Task details: Copy the data precisely, character for character, and leave out every picture.

Dataset excerpt:

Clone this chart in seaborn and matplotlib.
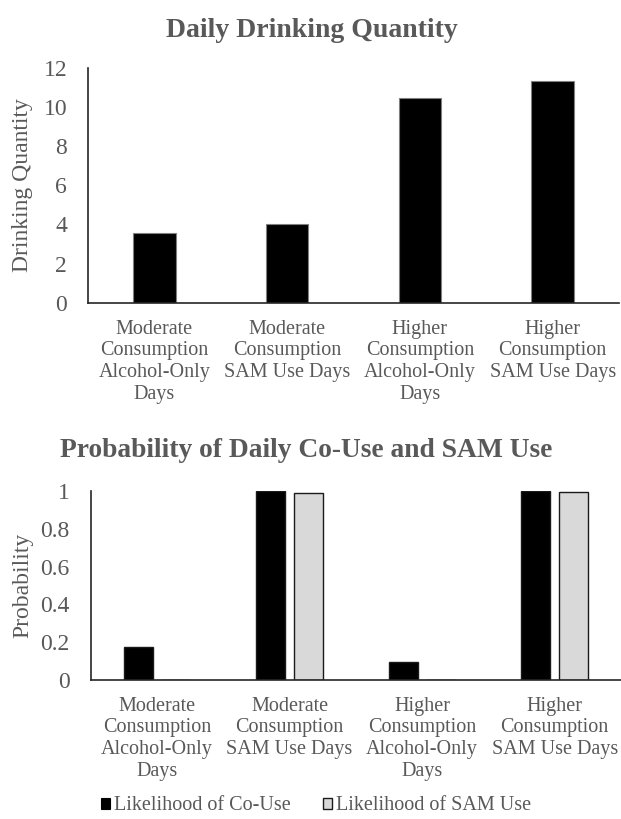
import matplotlib
matplotlib.use("Agg")
import matplotlib.pyplot as plt
import seaborn as sns
import pandas as pd
from matplotlib.patches import Patch

categories = [
    "Moderate\nConsumption\nAlcohol-Only\nDays",
    "Moderate\nConsumption\nSAM Use Days",
    "Higher\nConsumption\nAlcohol-Only\nDays",
    "Higher\nConsumption\nSAM Use Days",
]
drinking_quantity = [3.57, 4.04, 10.43, 11.3]
prob_couse = [0.176, 1.0, 0.094, 1.0]
prob_sam = [0.0, 0.988, 0.0, 0.997]
series_names = ["Likelihood of Co-Use", "Likelihood of SAM Use"]
top_yticks = [0, 2, 4, 6, 8, 10, 12]
bottom_yticks = [0, 0.2, 0.4, 0.6, 0.8, 1.0]
bottom_ytick_labels = ["0", "0.2", "0.4", "0.6", "0.8", "1"]

sns.set_style("white")
plt.rcParams["font.family"] = ["Liberation Serif", "DejaVu Serif"]

TXT = "#595959"
W, H = 621, 819
fig = plt.figure(figsize=(W / 100, H / 100), dpi=100)

ax1 = fig.add_axes([88 / W, 1 - 303 / H, (619 - 88) / W, (303 - 67.5) / H])
ax2 = fig.add_axes([90.7 / W, 1 - 680 / H, (621 - 90.7) / W, (680 - 491) / H])

df1 = pd.DataFrame({"cat": categories, "val": drinking_quantity})
sns.barplot(data=df1, x="cat", y="val", color="black", width=0.32,
            edgecolor="#808080", linewidth=0.8, saturation=1, ax=ax1)

df2 = pd.DataFrame({
    "cat": categories * 2,
    "val": prob_couse + prob_sam,
    "series": [series_names[0]] * 4 + [series_names[1]] * 4,
})
sns.barplot(data=df2, x="cat", y="val", hue="series",
            palette={series_names[0]: "black", series_names[1]: "#d9d9d9"},
            width=0.57, gap=0.23, edgecolor="#1a1a1a", linewidth=1.0,
            saturation=1, legend=False, ax=ax2)

for ax, ticks, labels, ylim, ylabel, lx in [
    (ax1, top_yticks, [str(t) for t in top_yticks], (0, 12), "Drinking Quantity", -0.1036),
    (ax2, bottom_yticks, bottom_ytick_labels, (0, 1), "Probability", -0.109),
]:
    ax.set_xlim(-0.5, 3.5)
    ax.set_ylim(*ylim)
    ax.set_yticks(ticks)
    ax.set_yticklabels(labels)
    ax.set_xticks(range(len(categories)))
    ax.set_xticklabels(categories, linespacing=1.19)
    ax.set_xlabel("")
    ax.set_ylabel(ylabel, fontsize=17, color=TXT)
    ax.yaxis.set_label_coords(lx, 0.5)
    ax.tick_params(axis="x", length=0, labelsize=14.5, labelcolor=TXT, pad=12)
    ax.tick_params(axis="y", length=0, labelsize=17, labelcolor=TXT, pad=15)
    for s in ["top", "right"]:
        ax.spines[s].set_visible(False)
    for s in ["left", "bottom"]:
        ax.spines[s].set_color("#262626")
        ax.spines[s].set_linewidth(1.2)
    ax.grid(False)

fig.text(312 / W, 1 - 37 / H, "Daily Drinking Quantity", ha="center", va="baseline",
         fontsize=20, fontweight="bold", color=TXT)
fig.text(306 / W, 1 - 457 / H, "Probability of Daily Co-Use and SAM Use", ha="center",
         va="baseline", fontsize=19.8, fontweight="bold", color=TXT)

handles = [Patch(facecolor="black", edgecolor="black", linewidth=0.8),
           Patch(facecolor="#d9d9d9", edgecolor="#1a1a1a", linewidth=1.0)]
leg = fig.legend(handles, series_names, loc="center", bbox_to_anchor=(316 / W, 1 - 806 / H),
                 ncol=2, frameon=False, fontsize=14.5, handlelength=0.45, handleheight=0.45,
                 handletextpad=0.2, columnspacing=1.6, labelcolor=TXT,
                 borderpad=0.1)

fig.savefig("out.png", dpi=100)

Solution for this task:
Clone this chart in seaborn and matplotlib.
import matplotlib
matplotlib.use("Agg")
import matplotlib.pyplot as plt
import seaborn as sns
import pandas as pd
from matplotlib.patches import Patch

categories = [
    "Moderate\nConsumption\nAlcohol-Only\nDays",
    "Moderate\nConsumption\nSAM Use Days",
    "Higher\nConsumption\nAlcohol-Only\nDays",
    "Higher\nConsumption\nSAM Use Days",
]
drinking_quantity = [3.57, 4.04, 10.43, 11.3]
prob_couse = [0.176, 1.0, 0.094, 1.0]
prob_sam = [0.0, 0.988, 0.0, 0.997]
series_names = ["Likelihood of Co-Use", "Likelihood of SAM Use"]
top_yticks = [0, 2, 4, 6, 8, 10, 12]
bottom_yticks = [0, 0.2, 0.4, 0.6, 0.8, 1.0]
bottom_ytick_labels = ["0", "0.2", "0.4", "0.6", "0.8", "1"]

sns.set_style("white")
plt.rcParams["font.family"] = ["Liberation Serif", "DejaVu Serif"]

TXT = "#595959"
W, H = 621, 819
fig = plt.figure(figsize=(W / 100, H / 100), dpi=100)

ax1 = fig.add_axes([88 / W, 1 - 303 / H, (619 - 88) / W, (303 - 67.5) / H])
ax2 = fig.add_axes([90.7 / W, 1 - 680 / H, (621 - 90.7) / W, (680 - 491) / H])

df1 = pd.DataFrame({"cat": categories, "val": drinking_quantity})
sns.barplot(data=df1, x="cat", y="val", color="black", width=0.32,
            edgecolor="#808080", linewidth=0.8, saturation=1, ax=ax1)

df2 = pd.DataFrame({
    "cat": categories * 2,
    "val": prob_couse + prob_sam,
    "series": [series_names[0]] * 4 + [series_names[1]] * 4,
})
sns.barplot(data=df2, x="cat", y="val", hue="series",
            palette={series_names[0]: "black", series_names[1]: "#d9d9d9"},
            width=0.57, gap=0.23, edgecolor="#1a1a1a", linewidth=1.0,
            saturation=1, legend=False, ax=ax2)

for ax, ticks, labels, ylim, ylabel, lx in [
    (ax1, top_yticks, [str(t) for t in top_yticks], (0, 12), "Drinking Quantity", -0.1036),
    (ax2, bottom_yticks, bottom_ytick_labels, (0, 1), "Probability", -0.109),
]:
    ax.set_xlim(-0.5, 3.5)
    ax.set_ylim(*ylim)
    ax.set_yticks(ticks)
    ax.set_yticklabels(labels)
    ax.set_xticks(range(len(categories)))
    ax.set_xticklabels(categories, linespacing=1.19)
    ax.set_xlabel("")
    ax.set_ylabel(ylabel, fontsize=17, color=TXT)
    ax.yaxis.set_label_coords(lx, 0.5)
    ax.tick_params(axis="x", length=0, labelsize=14.5, labelcolor=TXT, pad=12)
    ax.tick_params(axis="y", length=0, labelsize=17, labelcolor=TXT, pad=15)
    for s in ["top", "right"]:
        ax.spines[s].set_visible(False)
    for s in ["left", "bottom"]:
        ax.spines[s].set_color("#262626")
        ax.spines[s].set_linewidth(1.2)
    ax.grid(False)

fig.text(312 / W, 1 - 37 / H, "Daily Drinking Quantity", ha="center", va="baseline",
         fontsize=20, fontweight="bold", color=TXT)
fig.text(306 / W, 1 - 457 / H, "Probability of Daily Co-Use and SAM Use", ha="center",
         va="baseline", fontsize=19.8, fontweight="bold", color=TXT)

handles = [Patch(facecolor="black", edgecolor="black", linewidth=0.8),
           Patch(facecolor="#d9d9d9", edgecolor="#1a1a1a", linewidth=1.0)]
leg = fig.legend(handles, series_names, loc="center", bbox_to_anchor=(316 / W, 1 - 806 / H),
                 ncol=2, frameon=False, fontsize=14.5, handlelength=0.45, handleheight=0.45,
                 handletextpad=0.2, columnspacing=1.6, labelcolor=TXT,
                 borderpad=0.1)

fig.savefig("out.png", dpi=100)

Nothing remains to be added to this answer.